A homossexualidade é uma
ilha cercada de ignorância por todos os lados. Nesse sentido, não existe
aspecto do comportamento humano que se lhe compare.
Não há descrição de civilização
alguma, de qualquer época, que não faça referência à existência de mulheres e
homens homossexuais. Apesar dessa constatação, ainda hoje esse tipo de
comportamento é chamado de antinatural.
Os que assim o julgam partem do
princípio de que a natureza (ou Deus) criou órgãos sexuais para que os seres
humanos procriassem; portanto, qualquer relacionamento que não envolva pênis e
vagina vai contra ela (ou Ele).
Se partirmos de princípio tão
frágil, como justificar a prática de sexo anal entre heterossexuais? E o sexo
oral? E o beijo na boca? Deus não teria criado a boca para comer e a língua
para articular palavras?
Se a homossexualidade fosse apenas
perversão humana, não seria encontrada em outros animais.
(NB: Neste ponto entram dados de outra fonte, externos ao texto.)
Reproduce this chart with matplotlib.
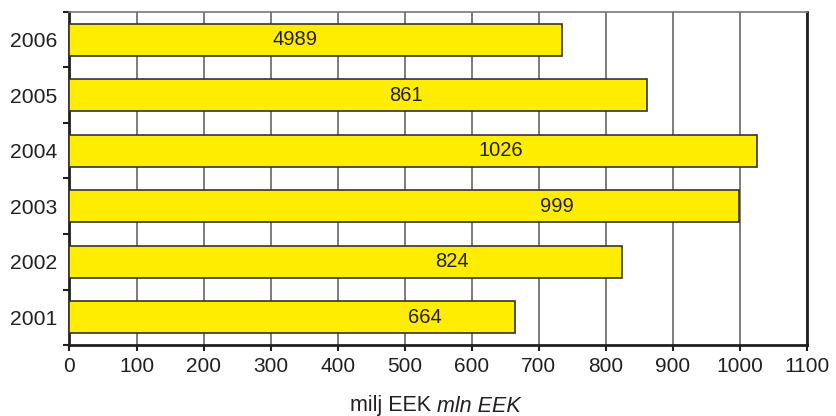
import numpy as np
import matplotlib
matplotlib.use("Agg")
import matplotlib.pyplot as plt

plt.rcParams['font.family'] = ['Liberation Sans', 'DejaVu Sans']

# data
years = ['2001', '2002', '2003', '2004', '2005', '2006']
values = [664, 824, 999, 1026, 861, 735]
bar_labels = ['664', '824', '999', '1026', '861', '4989']
label_x = [530, 570, 727, 644, 502, 336]   # where the labels sit (data units)

fig = plt.figure(figsize=(8.37, 4.16), dpi=100)
ax = fig.add_axes([69.5 / 837, 71 / 416, (807 - 69.5) / 837, (345 - 12) / 416])

y = np.arange(len(years))
ax.barh(y, values, height=0.58, color='#FFED00', edgecolor='#333333',
        linewidth=1.2, zorder=3)

for yi, lx, txt in zip(y, label_x, bar_labels):
    ax.text(lx, yi, txt, ha='center', va='center', fontsize=14.5,
            color='#231f20', zorder=4)

ax.set_xlim(0, 1100)
ax.set_ylim(-0.5, len(years) - 0.5)
ax.set_xticks(np.arange(0, 1101, 100))
ax.tick_params(axis='x', labelsize=15, length=4, width=1.5, pad=4.5,
               colors='#231f20', direction='out')

# major ticks at category boundaries, labels at centres
ax.set_yticks(np.arange(-0.5, len(years), 1.0))
ax.set_yticklabels([])
ax.set_yticks(y, minor=True)
ax.set_yticklabels(years, minor=True)
ax.tick_params(axis='y', which='major', length=4, width=1.5, direction='out',
               colors='#231f20')
ax.tick_params(axis='y', which='minor', length=0, labelsize=15.2, pad=8.5,
               colors='#231f20')

ax.grid(axis='x', color='#666666', linewidth=1.2, zorder=0)
ax.set_axisbelow(True)

for side in ['left', 'bottom', 'right']:
    ax.spines[side].set_color('#231f20')
    ax.spines[side].set_linewidth(2)
ax.spines['top'].set_color('#777777')
ax.spines['top'].set_linewidth(1.2)

# axis title: upright part, then italic part
xl = 437 / 837
fig.text(xl, 1 - 406 / 416, 'milj EEK ', ha='right', va='center',
         fontsize=15.5, color='#231f20')
fig.text(xl, 1 - 406 / 416, 'mln EEK', ha='left', va='center',
         fontsize=15.5, color='#231f20', style='italic')

fig.savefig('out.png', dpi=100)
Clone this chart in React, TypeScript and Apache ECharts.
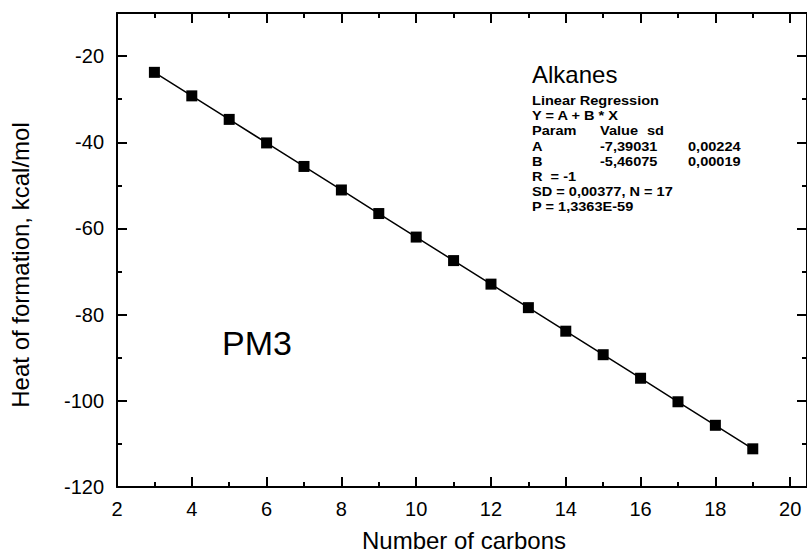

Desde o início do
século 20, no entanto, ela tem sido descrita em grande variedade de espécies de
invertebrados e em vertebrados, como répteis, pássaros e mamíferos.
Em virtualmente todas as espécies
de pássaros, em alguma fase da vida, ocorrem interações homossexuais que
envolvem contato genital, que, pelo menos entre os machos, ocasionalmente
terminam em orgasmo e ejaculação.
Comportamento homossexual
envolvendo fêmeas e machos foi documentado em pelo menos 71 espécies de
mamíferos, incluindo ratos, camundongos, hamsters, cobaias, coelhos,
porcos-espinhos, cães, gatos, cabritos, gado, porcos, antílopes, carneiros,
macacos e até leões, os reis da selva.
Relacionamento homossexual entre
primatas não humanos está fartamente documentado na literatura científica. Já
em 1914, Hamilton publicou no Journal of Animal Behaviour um estudo
sobre as tendências sexuais em macacos e babuínos, no qual descreveu
intercursos com contato vaginal entre as fêmeas e penetração anal entre machos
dessas espécies. Em 1917, Kempf relatou observações semelhantes.
Masturbação mútua e penetração
anal fazem parte do repertório sexual de todos os primatas não humanos já
estudados, inclusive bonobos e chimpanzés, nossos parentes mais próximos.
Considerar contra a natureza as
práticas homossexuais da espécie humana é ignorar todo o conhecimento adquirido
pelos etologistas em mais de um século de pesquisas rigorosas.
Os que se sentem pessoalmente
ofendidos pela simples existência de homossexuais talvez imaginem que eles
escolheram pertencer a essa minoria por capricho individual. Quer dizer, num
belo dia pensaram: eu poderia ser heterossexual, mas como sou sem vergonha
prefiro me relacionar com pessoas do mesmo sexo.
Não sejamos ridículos; quem
escolheria a homossexualidade se pudesse ser como a maioria dominante? Se a
vida já é dura para os heterossexuais, imagine para os outros.
A sexualidade não admite opções,
simplesmente é. Podemos controlar nosso comportamento; o desejo, jamais. O
desejo brota da alma humana, indomável como a água que despenca da cachoeira.
Mais antiga do que a roda, a
homossexualidade é tão legítima e inevitável quanto a heterossexualidade.
Reprimi-la é ato de violência que deve ser punido de forma exemplar, como
alguns países fazem com o racismo.
Os que se sentem ultrajados pela
presença de homossexuais na vizinhança, que procurem dentro das próprias
inclinações sexuais as razões para justificar o ultraje. Ao contrário dos
conturbados e inseguros, mulheres e homens em paz com a sexualidade pessoal
costumam aceitar a alheia com respeito e naturalidade.
Negar a pessoas do mesmo sexo
permissão para viverem em uniões estáveis com os mesmos direitos das uniões
heterossexuais é uma imposição abusiva que vai contra os princípios mais
elementares de justiça social.
Os pastores de almas que se opõem
ao casamento entre homossexuais têm o direito de recomendar a seus rebanhos que
não o façam, mas não podem ser fascistas a ponto de pretender impor sua vontade
aos que não pensam como eles.
Afinal, caro leitor, a menos que
seus dias sejam atormentados por fantasias sexuais inconfessáveis, que
diferença faz se a colega de escritório é apaixonada por uma mulher? Se o
vizinho dorme com outro homem? Se, ao morrer, o apartamento dele será herdado
por um sobrinho ou pelo companheiro com quem viveu trinta anos?